[Source code of charts]
'''

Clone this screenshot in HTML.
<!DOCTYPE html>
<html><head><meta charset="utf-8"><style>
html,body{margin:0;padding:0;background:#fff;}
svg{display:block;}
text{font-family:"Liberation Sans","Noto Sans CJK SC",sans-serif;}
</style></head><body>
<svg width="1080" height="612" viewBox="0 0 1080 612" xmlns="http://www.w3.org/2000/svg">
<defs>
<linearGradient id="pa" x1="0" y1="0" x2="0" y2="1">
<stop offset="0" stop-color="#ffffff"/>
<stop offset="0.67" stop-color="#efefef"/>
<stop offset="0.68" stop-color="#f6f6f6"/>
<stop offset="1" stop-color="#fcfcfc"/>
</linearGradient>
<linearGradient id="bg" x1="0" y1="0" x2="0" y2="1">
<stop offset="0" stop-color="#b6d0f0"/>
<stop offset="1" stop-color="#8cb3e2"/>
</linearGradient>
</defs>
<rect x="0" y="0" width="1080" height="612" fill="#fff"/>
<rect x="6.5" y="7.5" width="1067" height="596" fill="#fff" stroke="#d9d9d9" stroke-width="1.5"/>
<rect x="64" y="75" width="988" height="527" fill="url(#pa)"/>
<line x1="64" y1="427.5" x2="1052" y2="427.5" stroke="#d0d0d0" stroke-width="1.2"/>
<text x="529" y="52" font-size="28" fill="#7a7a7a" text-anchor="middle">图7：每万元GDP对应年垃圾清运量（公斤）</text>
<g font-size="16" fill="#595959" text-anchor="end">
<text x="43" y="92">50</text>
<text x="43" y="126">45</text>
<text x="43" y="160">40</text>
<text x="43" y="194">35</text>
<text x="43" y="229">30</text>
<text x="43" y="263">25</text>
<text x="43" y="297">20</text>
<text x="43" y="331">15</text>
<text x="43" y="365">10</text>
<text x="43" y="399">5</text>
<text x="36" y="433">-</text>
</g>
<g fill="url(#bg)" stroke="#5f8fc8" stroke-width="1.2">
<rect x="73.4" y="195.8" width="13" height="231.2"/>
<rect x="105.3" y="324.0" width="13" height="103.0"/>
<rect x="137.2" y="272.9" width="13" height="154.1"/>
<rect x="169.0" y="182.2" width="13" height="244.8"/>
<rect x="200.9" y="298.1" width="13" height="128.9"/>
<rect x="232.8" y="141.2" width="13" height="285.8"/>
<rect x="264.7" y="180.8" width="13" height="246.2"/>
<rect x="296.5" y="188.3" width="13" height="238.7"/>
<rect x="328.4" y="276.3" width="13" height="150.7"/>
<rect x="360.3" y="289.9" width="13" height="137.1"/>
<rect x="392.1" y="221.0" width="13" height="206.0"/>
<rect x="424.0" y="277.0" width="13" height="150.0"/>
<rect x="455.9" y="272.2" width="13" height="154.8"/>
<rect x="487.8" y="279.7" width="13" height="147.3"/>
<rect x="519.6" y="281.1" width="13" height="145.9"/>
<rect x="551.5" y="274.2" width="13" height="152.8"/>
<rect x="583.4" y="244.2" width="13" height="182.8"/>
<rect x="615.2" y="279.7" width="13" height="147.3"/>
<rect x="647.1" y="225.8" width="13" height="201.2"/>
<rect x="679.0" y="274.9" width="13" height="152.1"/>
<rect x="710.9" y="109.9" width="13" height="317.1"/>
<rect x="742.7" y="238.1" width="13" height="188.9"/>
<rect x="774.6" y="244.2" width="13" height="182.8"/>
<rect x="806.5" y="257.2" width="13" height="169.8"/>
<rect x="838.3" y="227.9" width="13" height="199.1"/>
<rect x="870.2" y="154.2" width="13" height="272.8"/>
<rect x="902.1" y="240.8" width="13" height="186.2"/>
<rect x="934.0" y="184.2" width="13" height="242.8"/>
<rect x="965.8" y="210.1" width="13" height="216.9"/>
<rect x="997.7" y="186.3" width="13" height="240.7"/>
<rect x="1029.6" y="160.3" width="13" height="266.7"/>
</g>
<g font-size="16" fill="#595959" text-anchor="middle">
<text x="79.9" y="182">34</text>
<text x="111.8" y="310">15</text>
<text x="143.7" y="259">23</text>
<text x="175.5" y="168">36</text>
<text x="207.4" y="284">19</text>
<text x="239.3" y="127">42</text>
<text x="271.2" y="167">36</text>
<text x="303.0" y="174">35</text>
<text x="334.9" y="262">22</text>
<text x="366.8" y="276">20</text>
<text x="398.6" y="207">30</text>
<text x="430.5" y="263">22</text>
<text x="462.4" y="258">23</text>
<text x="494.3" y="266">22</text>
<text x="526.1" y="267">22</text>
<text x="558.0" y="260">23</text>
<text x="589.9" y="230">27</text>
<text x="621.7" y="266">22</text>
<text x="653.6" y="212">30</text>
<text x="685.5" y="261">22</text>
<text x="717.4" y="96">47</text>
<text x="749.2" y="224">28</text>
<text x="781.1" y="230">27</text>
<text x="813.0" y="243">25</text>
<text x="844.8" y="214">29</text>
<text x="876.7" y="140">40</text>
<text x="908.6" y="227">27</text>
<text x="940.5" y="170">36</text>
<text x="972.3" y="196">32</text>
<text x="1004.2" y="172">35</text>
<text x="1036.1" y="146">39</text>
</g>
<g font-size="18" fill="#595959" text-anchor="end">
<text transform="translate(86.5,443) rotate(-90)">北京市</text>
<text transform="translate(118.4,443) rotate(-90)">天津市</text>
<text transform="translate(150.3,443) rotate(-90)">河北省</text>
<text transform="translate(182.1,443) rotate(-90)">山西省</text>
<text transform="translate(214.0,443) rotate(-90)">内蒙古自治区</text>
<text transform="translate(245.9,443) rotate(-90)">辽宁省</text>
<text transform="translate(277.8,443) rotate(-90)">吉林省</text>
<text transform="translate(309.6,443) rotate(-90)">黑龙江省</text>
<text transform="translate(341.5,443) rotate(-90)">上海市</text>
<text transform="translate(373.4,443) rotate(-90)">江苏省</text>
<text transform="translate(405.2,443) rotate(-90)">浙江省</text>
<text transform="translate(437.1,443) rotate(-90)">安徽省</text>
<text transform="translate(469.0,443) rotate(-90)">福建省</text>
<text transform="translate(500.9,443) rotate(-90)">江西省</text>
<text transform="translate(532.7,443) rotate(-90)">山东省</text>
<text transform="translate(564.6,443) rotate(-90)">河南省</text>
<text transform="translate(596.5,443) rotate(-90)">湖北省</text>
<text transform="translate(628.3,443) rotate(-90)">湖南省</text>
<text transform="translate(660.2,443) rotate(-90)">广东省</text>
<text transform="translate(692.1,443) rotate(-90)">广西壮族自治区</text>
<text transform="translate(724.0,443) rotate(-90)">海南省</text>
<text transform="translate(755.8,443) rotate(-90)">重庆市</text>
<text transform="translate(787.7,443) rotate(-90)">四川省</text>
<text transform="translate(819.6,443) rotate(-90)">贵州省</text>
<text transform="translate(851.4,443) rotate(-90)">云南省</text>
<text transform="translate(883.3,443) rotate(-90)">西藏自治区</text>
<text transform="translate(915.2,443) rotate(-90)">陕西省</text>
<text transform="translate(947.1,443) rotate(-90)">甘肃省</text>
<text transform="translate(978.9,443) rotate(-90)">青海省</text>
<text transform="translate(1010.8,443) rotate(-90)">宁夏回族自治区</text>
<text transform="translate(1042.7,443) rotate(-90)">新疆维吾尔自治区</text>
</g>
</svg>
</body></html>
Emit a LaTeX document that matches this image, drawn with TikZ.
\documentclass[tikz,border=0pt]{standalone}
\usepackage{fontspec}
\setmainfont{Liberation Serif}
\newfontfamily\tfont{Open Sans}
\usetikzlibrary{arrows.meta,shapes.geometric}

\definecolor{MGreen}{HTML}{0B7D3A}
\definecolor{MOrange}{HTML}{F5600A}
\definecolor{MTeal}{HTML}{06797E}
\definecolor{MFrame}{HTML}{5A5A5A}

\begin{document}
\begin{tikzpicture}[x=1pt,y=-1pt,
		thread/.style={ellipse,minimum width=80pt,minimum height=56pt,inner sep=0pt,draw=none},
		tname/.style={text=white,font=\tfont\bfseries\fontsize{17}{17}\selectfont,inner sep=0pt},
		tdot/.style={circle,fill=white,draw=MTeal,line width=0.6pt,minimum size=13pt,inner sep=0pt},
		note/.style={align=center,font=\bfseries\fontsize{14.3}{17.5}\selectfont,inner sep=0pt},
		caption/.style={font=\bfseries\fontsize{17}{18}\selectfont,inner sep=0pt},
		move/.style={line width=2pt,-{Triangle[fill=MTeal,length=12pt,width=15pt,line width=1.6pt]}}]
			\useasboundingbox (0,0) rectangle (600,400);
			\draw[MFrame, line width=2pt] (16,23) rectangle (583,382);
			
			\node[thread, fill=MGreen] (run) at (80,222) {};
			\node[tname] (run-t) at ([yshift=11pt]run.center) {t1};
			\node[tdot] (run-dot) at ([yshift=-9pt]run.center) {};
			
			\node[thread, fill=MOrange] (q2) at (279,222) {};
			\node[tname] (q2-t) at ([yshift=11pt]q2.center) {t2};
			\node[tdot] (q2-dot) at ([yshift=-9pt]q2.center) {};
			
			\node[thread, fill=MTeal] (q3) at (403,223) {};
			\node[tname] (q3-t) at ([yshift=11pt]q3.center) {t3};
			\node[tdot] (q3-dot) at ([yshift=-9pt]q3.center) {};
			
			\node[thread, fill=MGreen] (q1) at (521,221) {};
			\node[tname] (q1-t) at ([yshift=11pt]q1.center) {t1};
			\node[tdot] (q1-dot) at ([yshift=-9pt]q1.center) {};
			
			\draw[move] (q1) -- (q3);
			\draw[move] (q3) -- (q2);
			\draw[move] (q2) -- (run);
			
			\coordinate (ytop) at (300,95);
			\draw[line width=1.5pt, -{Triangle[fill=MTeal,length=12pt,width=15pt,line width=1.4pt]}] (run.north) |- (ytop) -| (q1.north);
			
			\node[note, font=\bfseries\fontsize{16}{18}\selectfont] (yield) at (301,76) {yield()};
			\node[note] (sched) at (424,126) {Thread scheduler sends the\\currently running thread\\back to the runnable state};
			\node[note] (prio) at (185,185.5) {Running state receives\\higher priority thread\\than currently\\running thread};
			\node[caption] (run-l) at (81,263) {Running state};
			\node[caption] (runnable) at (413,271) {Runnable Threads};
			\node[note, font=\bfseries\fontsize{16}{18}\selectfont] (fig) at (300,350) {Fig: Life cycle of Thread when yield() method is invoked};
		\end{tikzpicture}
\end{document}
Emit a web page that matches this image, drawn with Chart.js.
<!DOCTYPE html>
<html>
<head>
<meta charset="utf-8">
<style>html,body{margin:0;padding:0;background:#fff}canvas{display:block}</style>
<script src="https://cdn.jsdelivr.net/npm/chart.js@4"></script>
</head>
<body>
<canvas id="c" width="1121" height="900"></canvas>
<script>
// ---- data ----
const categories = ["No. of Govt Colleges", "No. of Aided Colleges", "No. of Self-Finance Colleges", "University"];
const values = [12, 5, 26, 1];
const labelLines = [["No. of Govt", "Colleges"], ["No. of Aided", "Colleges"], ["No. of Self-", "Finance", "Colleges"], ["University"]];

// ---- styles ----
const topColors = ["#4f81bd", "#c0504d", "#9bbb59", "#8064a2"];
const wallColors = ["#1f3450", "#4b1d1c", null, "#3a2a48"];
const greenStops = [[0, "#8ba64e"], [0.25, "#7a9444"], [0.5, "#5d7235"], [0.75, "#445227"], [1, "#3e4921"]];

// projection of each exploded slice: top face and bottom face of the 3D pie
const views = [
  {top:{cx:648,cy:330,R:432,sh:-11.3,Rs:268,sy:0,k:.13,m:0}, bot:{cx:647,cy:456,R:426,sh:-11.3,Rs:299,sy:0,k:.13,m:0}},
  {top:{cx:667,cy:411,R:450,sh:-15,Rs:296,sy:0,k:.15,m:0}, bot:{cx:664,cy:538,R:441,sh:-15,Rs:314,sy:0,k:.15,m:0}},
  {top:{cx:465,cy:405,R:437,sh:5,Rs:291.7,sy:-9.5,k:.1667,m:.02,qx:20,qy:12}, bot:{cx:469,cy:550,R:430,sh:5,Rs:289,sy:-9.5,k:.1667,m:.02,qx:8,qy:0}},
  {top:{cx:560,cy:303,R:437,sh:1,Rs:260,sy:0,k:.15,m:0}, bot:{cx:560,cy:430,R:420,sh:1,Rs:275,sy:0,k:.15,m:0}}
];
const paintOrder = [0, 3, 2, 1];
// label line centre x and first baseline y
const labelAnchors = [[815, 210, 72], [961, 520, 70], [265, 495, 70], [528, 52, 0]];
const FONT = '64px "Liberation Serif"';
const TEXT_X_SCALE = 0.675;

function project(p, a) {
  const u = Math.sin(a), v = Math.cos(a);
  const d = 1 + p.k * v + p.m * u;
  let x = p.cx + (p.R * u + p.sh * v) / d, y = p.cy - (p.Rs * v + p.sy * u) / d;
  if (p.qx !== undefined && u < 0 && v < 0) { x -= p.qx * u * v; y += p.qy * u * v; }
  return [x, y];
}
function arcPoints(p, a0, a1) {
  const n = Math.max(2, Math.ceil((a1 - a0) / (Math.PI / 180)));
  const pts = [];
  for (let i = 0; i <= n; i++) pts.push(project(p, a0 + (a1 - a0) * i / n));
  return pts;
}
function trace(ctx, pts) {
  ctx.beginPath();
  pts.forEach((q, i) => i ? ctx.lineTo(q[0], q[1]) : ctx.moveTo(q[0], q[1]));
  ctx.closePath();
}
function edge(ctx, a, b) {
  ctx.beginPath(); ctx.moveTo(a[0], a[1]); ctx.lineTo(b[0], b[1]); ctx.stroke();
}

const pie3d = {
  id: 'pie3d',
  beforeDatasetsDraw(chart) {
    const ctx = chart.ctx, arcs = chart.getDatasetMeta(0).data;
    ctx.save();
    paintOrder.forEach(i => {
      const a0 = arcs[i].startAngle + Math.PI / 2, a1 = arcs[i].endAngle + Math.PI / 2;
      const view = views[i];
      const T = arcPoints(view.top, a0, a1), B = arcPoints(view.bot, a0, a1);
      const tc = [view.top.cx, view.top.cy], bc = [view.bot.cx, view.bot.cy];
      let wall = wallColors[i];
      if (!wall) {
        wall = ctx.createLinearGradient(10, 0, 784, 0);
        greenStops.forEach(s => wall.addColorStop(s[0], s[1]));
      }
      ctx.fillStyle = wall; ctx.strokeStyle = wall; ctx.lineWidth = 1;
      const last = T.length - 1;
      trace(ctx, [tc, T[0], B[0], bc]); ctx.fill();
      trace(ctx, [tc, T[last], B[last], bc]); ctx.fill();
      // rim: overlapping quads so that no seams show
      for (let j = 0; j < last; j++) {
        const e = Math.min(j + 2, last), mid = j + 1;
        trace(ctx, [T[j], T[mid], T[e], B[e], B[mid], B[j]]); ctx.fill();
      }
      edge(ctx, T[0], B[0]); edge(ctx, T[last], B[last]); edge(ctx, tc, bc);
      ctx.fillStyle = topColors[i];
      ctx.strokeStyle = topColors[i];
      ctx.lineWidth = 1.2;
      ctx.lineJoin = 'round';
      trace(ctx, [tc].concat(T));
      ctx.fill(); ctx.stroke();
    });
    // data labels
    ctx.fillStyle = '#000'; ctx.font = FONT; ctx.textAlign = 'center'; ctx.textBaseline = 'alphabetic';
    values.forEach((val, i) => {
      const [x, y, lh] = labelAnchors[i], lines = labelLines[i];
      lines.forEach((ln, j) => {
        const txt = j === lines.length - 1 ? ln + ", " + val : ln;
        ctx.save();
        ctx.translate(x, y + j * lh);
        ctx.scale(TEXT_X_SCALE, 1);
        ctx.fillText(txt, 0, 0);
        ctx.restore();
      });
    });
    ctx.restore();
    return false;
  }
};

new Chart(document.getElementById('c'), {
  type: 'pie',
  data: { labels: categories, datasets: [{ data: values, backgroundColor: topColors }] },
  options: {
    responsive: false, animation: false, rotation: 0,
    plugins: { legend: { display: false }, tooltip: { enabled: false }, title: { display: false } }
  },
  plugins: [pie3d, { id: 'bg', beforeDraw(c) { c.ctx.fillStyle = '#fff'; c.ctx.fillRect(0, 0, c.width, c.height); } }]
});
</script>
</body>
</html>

'''

EXERCISE OBJECTIVE: Exactly and only the lines from the line with "Emit a LaTeX" to the line with "(q2-dot) at ([yshift=-9pt]q2.center)", both included, are to be printed.

FINISHED ANSWER:
Emit a LaTeX document that matches this image, drawn with TikZ.
\documentclass[tikz,border=0pt]{standalone}
\usepackage{fontspec}
\setmainfont{Liberation Serif}
\newfontfamily\tfont{Open Sans}
\usetikzlibrary{arrows.meta,shapes.geometric}

\definecolor{MGreen}{HTML}{0B7D3A}
\definecolor{MOrange}{HTML}{F5600A}
\definecolor{MTeal}{HTML}{06797E}
\definecolor{MFrame}{HTML}{5A5A5A}

\begin{document}
\begin{tikzpicture}[x=1pt,y=-1pt,
		thread/.style={ellipse,minimum width=80pt,minimum height=56pt,inner sep=0pt,draw=none},
		tname/.style={text=white,font=\tfont\bfseries\fontsize{17}{17}\selectfont,inner sep=0pt},
		tdot/.style={circle,fill=white,draw=MTeal,line width=0.6pt,minimum size=13pt,inner sep=0pt},
		note/.style={align=center,font=\bfseries\fontsize{14.3}{17.5}\selectfont,inner sep=0pt},
		caption/.style={font=\bfseries\fontsize{17}{18}\selectfont,inner sep=0pt},
		move/.style={line width=2pt,-{Triangle[fill=MTeal,length=12pt,width=15pt,line width=1.6pt]}}]
			\useasboundingbox (0,0) rectangle (600,400);
			\draw[MFrame, line width=2pt] (16,23) rectangle (583,382);
			
			\node[thread, fill=MGreen] (run) at (80,222) {};
			\node[tname] (run-t) at ([yshift=11pt]run.center) {t1};
			\node[tdot] (run-dot) at ([yshift=-9pt]run.center) {};
			
			\node[thread, fill=MOrange] (q2) at (279,222) {};
			\node[tname] (q2-t) at ([yshift=11pt]q2.center) {t2};
			\node[tdot] (q2-dot) at ([yshift=-9pt]q2.center) {};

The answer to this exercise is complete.